The Yellow Farmhouse Garden

May 20, 2015

Thoughts about tomato planting

Filed under: Transplants,Vegetables — bob @ 9:00 am

I’m sure someone somewhere has done a survey on what is the most popular vegetable grown in home gardens. My guess is that it would be tomatoes.

In virtually every vegetable garden I’ve been in and on every deck or patio with a planter, I’ve seen tomato plants.

Since we are past the average frost-free date in southeastern Michigan, it’s now safe to plant tomatoes outside without any frost protection. That’s not to say that a frost won’t happen this spring, but it is very unlikely. So now is the time to get those tomatoes planted.

Beginning gardeners should keep in mind that although tomato seeds are available, tomatoes are grown in the garden using young seedlings called transplants — plants that were raised to plantable size in a greenhouse or under grow lights. Tomato seeds sown directly into the garden at this point may not have enough time to produce tomatoes before the growing season ends.

If you are buying transplants, the best ones are those that are short, compact and leafy. This early in the spring most transplants fit that description but later on as they grow older, they will eventually become spindly and leggy. However, even leggy plants are usable, if that’s all that is available.

Over time, through natural selection, tomato plants have developed the ability to grow roots anywhere along their stems. These types of roots are called “adventitious roots”.  Adventitious roots help tomato plants survive during times of stress when their main roots would be damaged, such as during a wet spring when soil becomes water logged or flooded. The adventitious roots in that case would form and replace the damaged roots allowing the plant to continue to grow.

By setting tomato transplants deep into the soil, we can use adventitious roots to our advantage.
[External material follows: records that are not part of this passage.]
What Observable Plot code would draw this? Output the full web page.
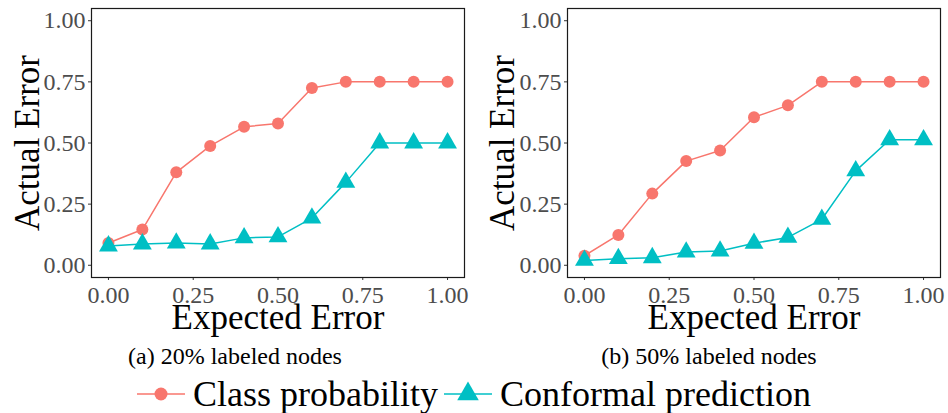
<!DOCTYPE html>
<html>
<head>
<meta charset="utf-8">
<script src="https://cdn.jsdelivr.net/npm/d3@7"></script>
<script src="https://cdn.jsdelivr.net/npm/@observablehq/plot@0.6"></script>
<style>
  html, body { margin: 0; padding: 0; background: #fff; }
  #fig { position: relative; width: 948px; height: 413px; font-family: "Liberation Serif", serif; color: #000; }
  .panel { position: absolute; top: 0; }
  .cap { position: absolute; top: 342px; text-align: center; font-size: 24px; line-height: 28px; }
  #legend { position: absolute; left: 0; top: 374px; width: 948px; display: flex; justify-content: center; align-items: center; font-size: 36px; line-height: 40px; }
  #legend .key { display: flex; align-items: center; }
  #legend svg { display: block; margin-right: 8px; }
</style>
</head>
<body>
<div id="fig">
  <div id="panelA" class="panel" style="left:0"></div>
  <div id="panelB" class="panel" style="left:470px"></div>
  <div class="cap" style="left:0;width:470px">(a) 20% labeled nodes</div>
  <div class="cap" style="left:470px;width:478px">(b) 50% labeled nodes</div>
  <div id="legend"></div>
</div>
<script>
// Expected error levels (x) and observed error for each method
const expected = [0, 0.1, 0.2, 0.3, 0.4, 0.5, 0.6, 0.7, 0.8, 0.9, 1.0];
const classProb20 = [0.091, 0.146, 0.380, 0.488, 0.566, 0.580, 0.725, 0.75, 0.75, 0.75, 0.75];
const conformal20 = [0.079, 0.087, 0.091, 0.087, 0.112, 0.116, 0.193, 0.339, 0.50, 0.50, 0.50];
const classProb50 = [0.039, 0.124, 0.293, 0.426, 0.469, 0.605, 0.654, 0.75, 0.75, 0.75, 0.75];
const conformal50 = [0.020, 0.027, 0.031, 0.054, 0.058, 0.090, 0.114, 0.188, 0.386, 0.513, 0.513];

const seriesNames = ["Class probability", "Conformal prediction"];
const seriesColors = ["#F8766D", "#00BFC4"];
const axisTicks = [0, 0.25, 0.5, 0.75, 1.0];

function panel(cls, conf, {width, marginLeft, marginRight, titleDx}) {
  const rows = expected.flatMap((x, i) => [
    {x, y: cls[i], s: seriesNames[0]},
    {x, y: conf[i], s: seriesNames[1]}
  ]);
  const fmt = d3.format(".2f");
  return Plot.plot({
    width,
    height: 335,
    marginLeft,
    marginRight,
    marginTop: 8,
    marginBottom: 58,
    style: {fontFamily: "Liberation Serif", background: "white", overflow: "visible"},
    x: {domain: [-0.05, 1.05]},
    y: {domain: [-0.05, 1.05]},
    color: {domain: seriesNames, range: seriesColors},
    symbol: {domain: seriesNames, range: ["circle", "triangle"]},
    marks: [
      Plot.axisX({ticks: axisTicks, tickFormat: fmt, tickSize: 3, tickPadding: 5, fontSize: 24, fill: "#4d4d4d", stroke: "#333", label: null}),
      Plot.axisY({ticks: axisTicks, tickFormat: fmt, tickSize: 3, tickPadding: 3, fontSize: 24, fill: "#4d4d4d", stroke: "#333", label: null}),
      Plot.line(rows, {x: "x", y: "y", z: "s", stroke: "s", strokeWidth: 1.5}),
      Plot.dot(rows.filter(d => d.s === seriesNames[0]), {x: "x", y: "y", fill: "s", symbol: "s", r: 6, stroke: null}),
      Plot.dot(rows.filter(d => d.s === seriesNames[1]), {x: "x", y: "y", fill: "s", symbol: "s", r: 7, stroke: null}),
      Plot.frame({stroke: "#1a1a1a", strokeWidth: 1.2}),
      Plot.text(["Actual Error"], {frameAnchor: "left", textAnchor: "middle", lineAnchor: "middle", dx: titleDx, rotate: -90, fontSize: 35, fill: "#000"}),
      Plot.text(["Expected Error"], {frameAnchor: "bottom", textAnchor: "middle", lineAnchor: "middle", dy: 40, fontSize: 35, fill: "#000"})
    ]
  });
}

document.getElementById("panelA").append(
  panel(classProb20, conformal20, {width: 470, marginLeft: 91, marginRight: 6, titleDx: -64})
);
document.getElementById("panelB").append(
  panel(classProb50, conformal50, {width: 478, marginLeft: 97, marginRight: 8, titleDx: -65})
);

// Legend: line-and-symbol keys for the two methods
const legend = d3.select("#legend");
seriesNames.forEach((name, i) => {
  const key = legend.append("div").attr("class", "key").style("margin-right", i === 0 ? "6px" : "0");
  const svg = key.append("svg").attr("width", 48).attr("height", 30);
  svg.append("line").attr("x1", 0).attr("x2", 48).attr("y1", 15).attr("y2", 15)
    .attr("stroke", seriesColors[i]).attr("stroke-width", 1.5);
  if (i === 0) {
    svg.append("circle").attr("cx", 24).attr("cy", 15).attr("r", 6.5).attr("fill", seriesColors[i]);
  } else {
    svg.append("path").attr("transform", "translate(24,15)")
      .attr("d", d3.symbol(d3.symbolTriangle, Math.PI * 64)()).attr("fill", seriesColors[i]);
  }
  key.append("span").text(name);
});
</script>
</body>
</html>
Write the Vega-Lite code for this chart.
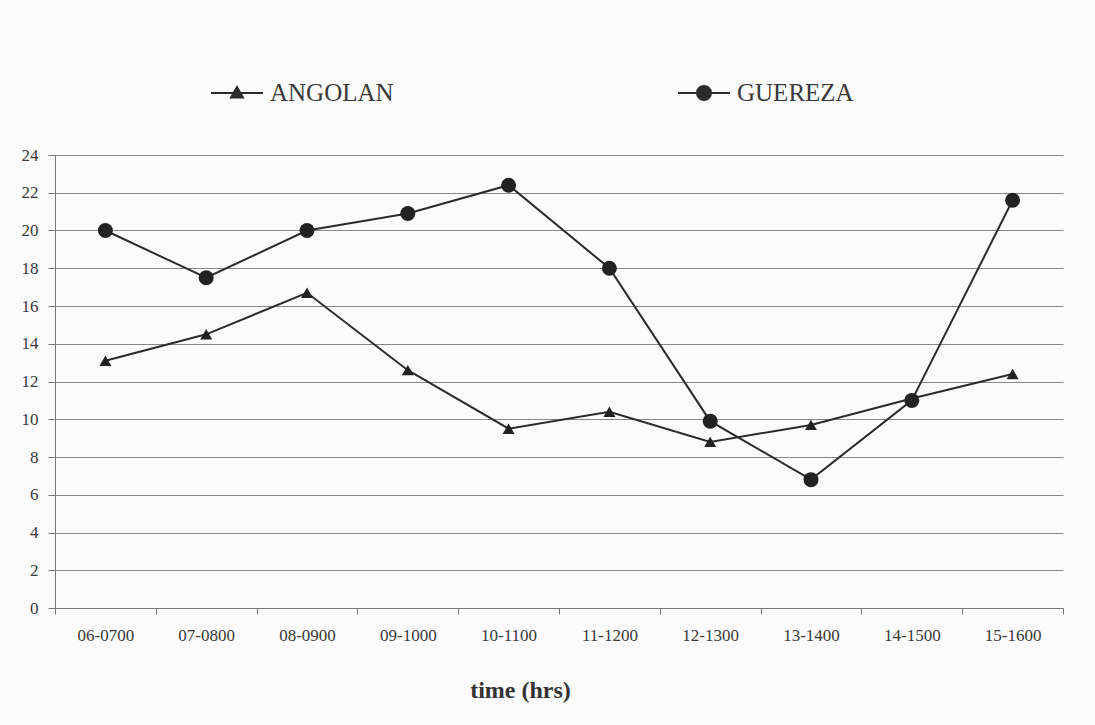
{
  "$schema": "https://vega.github.io/schema/vega-lite/v6.json",
  "width": 1008,
  "height": 453,
  "autosize": {"type": "none"},
  "padding": {"left": 55, "top": 155, "right": 32, "bottom": 117},
  "background": "#fbfbfb",
  "config": {
    "font": "Liberation Serif",
    "view": {"stroke": null}
  },
  "data": {
    "values": [
      {"time": "06-0700", "species": "ANGOLAN", "value": 13.1},
      {"time": "07-0800", "species": "ANGOLAN", "value": 14.5},
      {"time": "08-0900", "species": "ANGOLAN", "value": 16.7},
      {"time": "09-1000", "species": "ANGOLAN", "value": 12.6},
      {"time": "10-1100", "species": "ANGOLAN", "value": 9.5},
      {"time": "11-1200", "species": "ANGOLAN", "value": 10.4},
      {"time": "12-1300", "species": "ANGOLAN", "value": 8.8},
      {"time": "13-1400", "species": "ANGOLAN", "value": 9.7},
      {"time": "14-1500", "species": "ANGOLAN", "value": 11.1},
      {"time": "15-1600", "species": "ANGOLAN", "value": 12.4},
      {"time": "06-0700", "species": "GUEREZA", "value": 20.0},
      {"time": "07-0800", "species": "GUEREZA", "value": 17.5},
      {"time": "08-0900", "species": "GUEREZA", "value": 20.0},
      {"time": "09-1000", "species": "GUEREZA", "value": 20.9},
      {"time": "10-1100", "species": "GUEREZA", "value": 22.4},
      {"time": "11-1200", "species": "GUEREZA", "value": 18.0},
      {"time": "12-1300", "species": "GUEREZA", "value": 9.9},
      {"time": "13-1400", "species": "GUEREZA", "value": 6.8},
      {"time": "14-1500", "species": "GUEREZA", "value": 11.0},
      {"time": "15-1600", "species": "GUEREZA", "value": 21.6}
    ]
  },
  "encoding": {
    "x": {
      "field": "time",
      "type": "nominal",
      "sort": null,
      "bandPosition": 0.5,
      "scale": {"type": "band", "paddingInner": 0, "paddingOuter": 0},
      "axis": {
        "title": "time (hrs)",
        "titleFontSize": 24,
        "titleFontWeight": "bold",
        "titleColor": "#333",
        "titlePadding": 35,
        "titleX": 465,
        "titleAlign": "center",
        "labelAngle": 0,
        "labelFontSize": 17,
        "labelColor": "#3a3a3a",
        "labelPadding": 13,
        "tickBand": "extent",
        "tickSize": 6,
        "tickColor": "#777",
        "domainColor": "#777",
        "grid": false
      }
    },
    "y": {
      "field": "value",
      "type": "quantitative",
      "scale": {"domain": [0, 24], "nice": false},
      "axis": {
        "title": null,
        "values": [0, 2, 4, 6, 8, 10, 12, 14, 16, 18, 20, 22, 24],
        "grid": true,
        "gridColor": "#888",
        "gridOpacity": 1,
        "labelFontSize": 17,
        "labelColor": "#3a3a3a",
        "labelPadding": 10,
        "tickSize": 7,
        "tickColor": "#777",
        "domainColor": "#777"
      }
    }
  },
  "layer": [
    {
      "mark": {"type": "line", "strokeWidth": 2},
      "encoding": {
        "color": {
          "field": "species",
          "type": "nominal",
          "scale": {"domain": ["ANGOLAN", "GUEREZA"], "range": ["#2b2b2b", "#2b2b2b"]},
          "legend": {
            "orient": "none",
            "legendX": 155,
            "legendY": -89,
            "direction": "horizontal",
            "title": null,
            "symbolType": "M-1,0H1M-0.23,0.17L0,-0.23L0.23,0.17Z",
            "symbolSize": 2704,
            "symbolStrokeWidth": 2,
            "labelFontSize": 25,
            "labelColor": "#3a3a3a",
            "labelOffset": 6,
            "columnPadding": 280,
            "encode": {
              "symbols": {
                "update": {
                  "shape": {"signal": "datum.value === 'ANGOLAN' ? 'M-1,0H1M-0.23,0.17L0,-0.23L0.23,0.17Z' : 'M-1,0H1M-0.27,0A0.27,0.27,0,1,0,0.27,0A0.27,0.27,0,1,0,-0.27,0Z'"},
                  "fill": {"value": "#2b2b2b"},
                  "stroke": {"value": "#2b2b2b"},
                  "strokeWidth": {"value": 2}
                }
              }
            }
          }
        }
      }
    },
    {
      "transform": [{"filter": "datum.species === 'ANGOLAN'"}],
      "mark": {"type": "point", "shape": "triangle-up", "size": 144, "filled": true, "opacity": 1, "color": "#222"}
    },
    {
      "transform": [{"filter": "datum.species === 'GUEREZA'"}],
      "mark": {"type": "point", "shape": "circle", "size": 225, "filled": true, "opacity": 1, "color": "#222"}
    }
  ]
}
Roots will quickly form all along the buried part of a tomato stem.

A leggy transplant, instead of sticking up above the soil surface, should be set on an angle into the garden soil so that its stem is covered with soil up to the first set of leaves.

Even well-shaped tomato transplants can be placed in the soil lower than the level they were growing in their pot or flat container.

Tomato plants are tougher than you think. Often plants purchased on-line or from a catalog will be shipped without a pot or even soil, they’re just tied together in a bundle and shipped in a box or envelop. These plants recover nicely if you take them out of their mailing container and transplant them soon after they arrive.

We still have time to plant tomatoes. Memorial Day weekend is traditionally the date when many gardeners plant tomatoes. Depending on the season, many times those later tomatoes end up producing fruit almost as soon as those planted earlier.